Marathon Man



In this age of moral equivalence, your inner bad guy is relentlessly held against you — until I do the same thing. And then I get to say a) I am no worse than you, and b) You did it first. It's a push.

So it is that GOP VP candidate Paul Ryan's fact-challenged convention speech is judged on one set of criteria, and his malapropisms on another. On the former, well, he's Romney's running mate, these are the campaign's talking points, and he's just doing his job — reinforcing the message sanctioned by the top half of the ticket. On the latter, well, those are just "Bidenisms."

But then in what seemed like a relaxed moment Ryan inexplicably exaggerated his performance in a marathon some 20 years ago. Yes, one's memory does play tricks, but as these things go (especially for a P90X boot camp guy) claiming you ran a sub three-hour marathon when in fact it took you more than four hours (worse than Sarah Palin's PB, but I digress) takes a little explaining.

The explanation was simple enough, and homey: Oops. Ryan said he got some ribbing around the dinner table, especially from a brother who reminded the candidate that he has the best marathon time in the family.

We could just chalk this up to the kind of loose talk that, frankly, Biden has become rather well known for. But we shouldn't.

For on thing, Biden doesn't lie about himself. Well, not since the 1988 presidential campaign when he plagiarized the speech of a British politician. Biden's MO is to step in it with peculiar word pictures that even his harshest critics don't think are calculated, like suggesting Romney will put a black audience back in chains, and expressing awe of Obama's (ahem) big stick.
Ryan's excesses are more, shall we say, personal. He's a deficit hawk who's namesake budget — the one which made him famous outside the beltway — doesn't balance the budget for decades. He's a budget pragmatist who'd cut revenue by giving disproportionate relief to upper incomes, re-engineer important components of the safety net like Medicare, but whose blueprint can't be scored because it lacks accounting specificity.

And then there is the haplessness of the long distance runner.

I've never run a marathon, but I have done a bicycle century. It wasn't 20 years ago, but 10. I don't remember my exact time, but I have not convinced myself I completed the course in the time of an elite athlete. These are memorable events — they are physically grueling, take hours to complete and are far outside one's daily routine.

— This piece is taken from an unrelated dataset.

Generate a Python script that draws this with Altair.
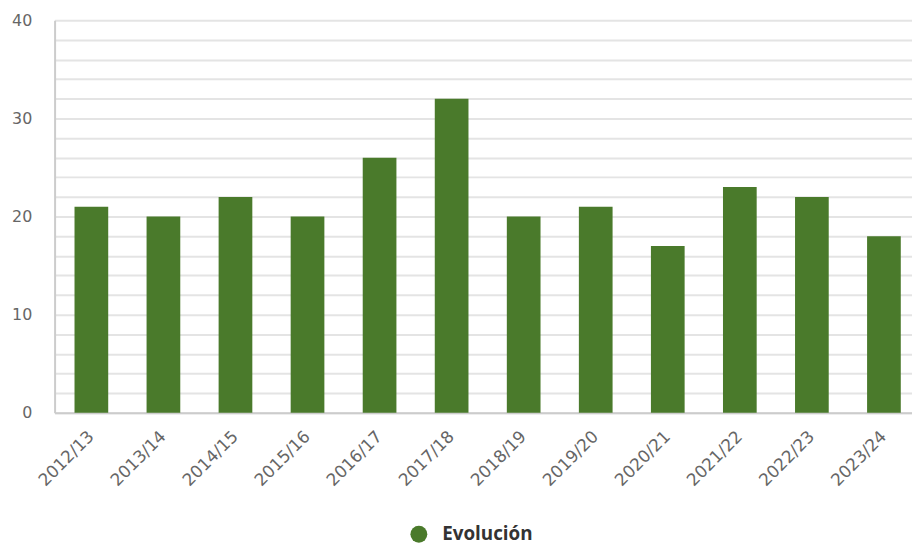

Ryan is lying about Obama's adjustment to welfare, and he is telling a peculiar half truth about the president's cut to the growth of medicare (a cut he assumed for his own ambiguous budgeting — and, when, exactly, did Republicans not want to cut Medicare, including Romney and Ryan, today, now?)
These are both matters of fact, as is one's marathon time. But somehow I can't believe Ryan was telling a whopper about his running prowess. Even though the alternative is worse. All kidding aside, a numbers guy who who won't do budget numbers and gets his marathon number wrong is at best careless and cavalier, not wonky.

What we are seeing in Ryan is a sort of Palin redux: A person with the appearance of seriousness and achievement whose principals are platitudes that won't bear up under great scrutiny. And there is no greater scrutiny than in a presidential campaign.

The Democratic attack on Ryan will be — in the Rovian tradition of turning an enemy's strength into his weakness — that Ryan isn't serious, or meticulous. And it will stick now because of a silly boast about an insignificant event before he even entered politics.
Lying on a seemingly unimaginable scale is par for the course in presidential politics now, of course. Republicans touted Bush 43's foreign affairs and defense acumen even though the United States suffered the worst attack in the nation's history on his watch, started a pointless war in Iraq and could not figure out how to win the peace in Afghanistan. Republicans, in this election cycle, are pretending things are worse now than on Jan. 20, 2009, when the stock market was severely depressed, credit markets were frozen and the country was shedding 800,000 jobs a month.

There's little defense when liars can't be shamed. But watch for the Democrats to neutralize Ryan by casting him as just another pit bull, not a philosopher in the league of Obama, Clinton — or even Biden.